There’s not much else I can give in the way of practical advice as most of it really is mental and not tangible, but there are a couple key things I’ve noticed have helped me.
For starters, I’m more likely to stay true to what I need to do and be motivated if I’m beholden to someone or something else that’s outside of myself. I’ll clean the house and clean it quick if I know I’ll have company, but if it’s just me day in and day out, it’s likely the house will never truly be clean and I’ll be on an endless cycle of doing one thing here or there and never feeling free from knowing I need to clean. Or take my horse for example. I’m much more likely to stay consistent with training and do it without complaint if I’ve committed to taking my horse to my friends house for roping, vs if I have to force myself to do it alone in my yard. And with that horse comes many other responsibilities. I didn’t want to go out in the cold and give him a shot last night, but I did cuz I knew I simply had to. No one else was gonna do it, I signed up for the responsibility, and I have zero right to complain (especially since it’s really not that hard and took almost no time) so responsibility to that which is outside of myself drives me to want to do what is right and do it well and do it quick.

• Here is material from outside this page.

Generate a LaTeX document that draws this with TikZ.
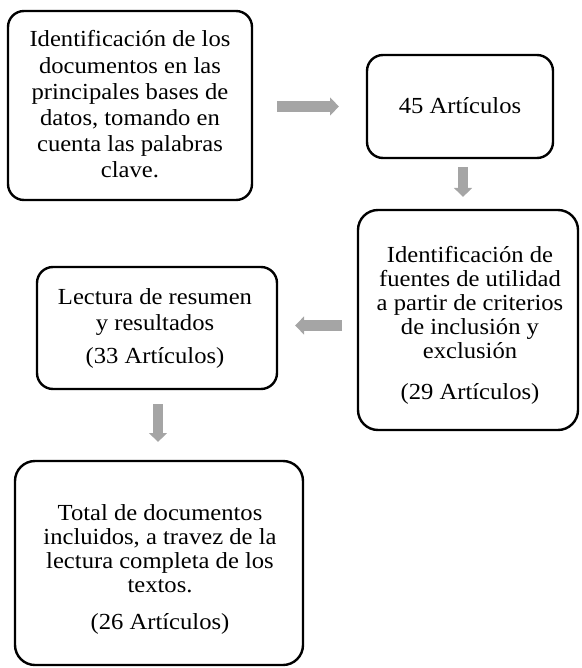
\documentclass[tikz,border=0pt]{standalone}
\usepackage{fontspec}
\setmainfont{Liberation Serif}[FakeStretch=1.07]
\usetikzlibrary{arrows.meta,calc}
\definecolor{arrowgray}{HTML}{A5A5A5}
\newcommand\txtlines[2][24pt]{\vtop{\baselineskip=#1\lineskiplimit=-20pt\lineskip=0pt\halign{\hfil##\hfil\cr #2\crcr}}}
\tikzset{
  bx/.style={draw=black, line width=2.4pt, rounded corners=16pt, inner sep=0pt, outer sep=0pt, fill=none},
  txt/.style={inner sep=0pt, outer sep=0pt, anchor=base, font=\fontsize{23}{24}\selectfont},
  blk/.style={draw=arrowgray, line width=10.5pt, -{Triangle[length=9pt,width=17.5pt]}},
}
\begin{document}
\begin{tikzpicture}[x=1pt,y=-1pt]
\useasboundingbox (0,0) rectangle (581,668);
% boxes
\node[bx, minimum width=244pt, minimum height=189pt] (b1) at (130,105.5) {};
\node[bx, minimum width=186pt, minimum height=103pt] (b2) at (460,106.5) {};
\node[bx, minimum width=220pt, minimum height=220pt, rounded corners=20pt] (b3) at (468,320) {};
\node[bx, minimum width=240pt, minimum height=122pt] (b4) at (157,328) {};
\node[bx, minimum width=288pt, minimum height=204pt, rounded corners=20pt] (b5) at (159,563) {};
% texts
\node[txt] (t1) at (130,47) {\txtlines[26.2pt]{Identificación de los\cr documentos en las\cr principales bases de\cr datos, tomando en\cr cuenta las palabras\cr clave.}};
\node[txt] (t2) at (460,114) {45 Artículos};
\node[txt] (t3) at (470,262) {\txtlines{Identificación de\cr fuentes de utilidad\cr a partir de criterios\cr de inclusión y\cr exclusión\cr\noalign{\vskip 17pt} (29 Artículos)}};
\node[txt] (t4) at (155,304) {\txtlines[26pt]{Lectura de resumen\cr y resultados\cr\noalign{\vskip 7pt} (33 Artículos)}};
\node[txt] (t5) at (160,520) {\txtlines{Total de documentos\cr incluidos, a travez de la\cr lectura completa de los\cr textos.\cr\noalign{\vskip 13pt} (26 Artículos)}};
% arrow anchors
\coordinate (a1s) at ($(b1.east)+(0,1)$);
\coordinate (a1e) at (b2.west);
\coordinate (a2s) at ($(b2.south)+(3,0)$);
\coordinate (a2e) at (a2s |- b3.north);
\coordinate (a3s) at ($(b3.west)+(0,5.5)$);
\coordinate (a3e) at (a3s -| b4.east);
\coordinate (a4s) at ($(b4.south)+(1,0)$);
\coordinate (a4e) at (a4s |- b5.north);
% arrows
\draw[blk, shorten <=25pt, shorten >=28pt] (a1s) -- (a1e);
\draw[blk, shorten <=9pt, shorten >=13pt] (a2s) -- (a2e);
\draw[blk, shorten <=16pt, shorten >=18pt] (a3s) -- (a3e);
\draw[blk, shorten <=15pt, shorten >=19pt] (a4s) -- (a4e);
\end{tikzpicture}
\end{document}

The other thing is figuring out your vices and cutting them off at the root. Just like an alcoholic can’t even allow himself a sip of wine on a holiday, you might need to go strict cold turkey on whatever you use to satiate your boredom and keep yourself from growing as a human (cell phone, social media, tv, video games, whatever). You can decide what extent you need to take it, but you might have to set strict boundaries for yourself (like I don’t keep my phone by my bedside, and I also keep it plugged in when I’m at home so I can’t wander off to the couch with it for example)
So really I think the cure is just diving into responsibility head first, but — and this is extremely important — with the understanding that you have to be the one to make better choices and let this responsibility drive you forward. You can’t jump in with assumed safety nets or a willingness to drown. In that case, it’ll just make it worse.
Because most people are content to drown.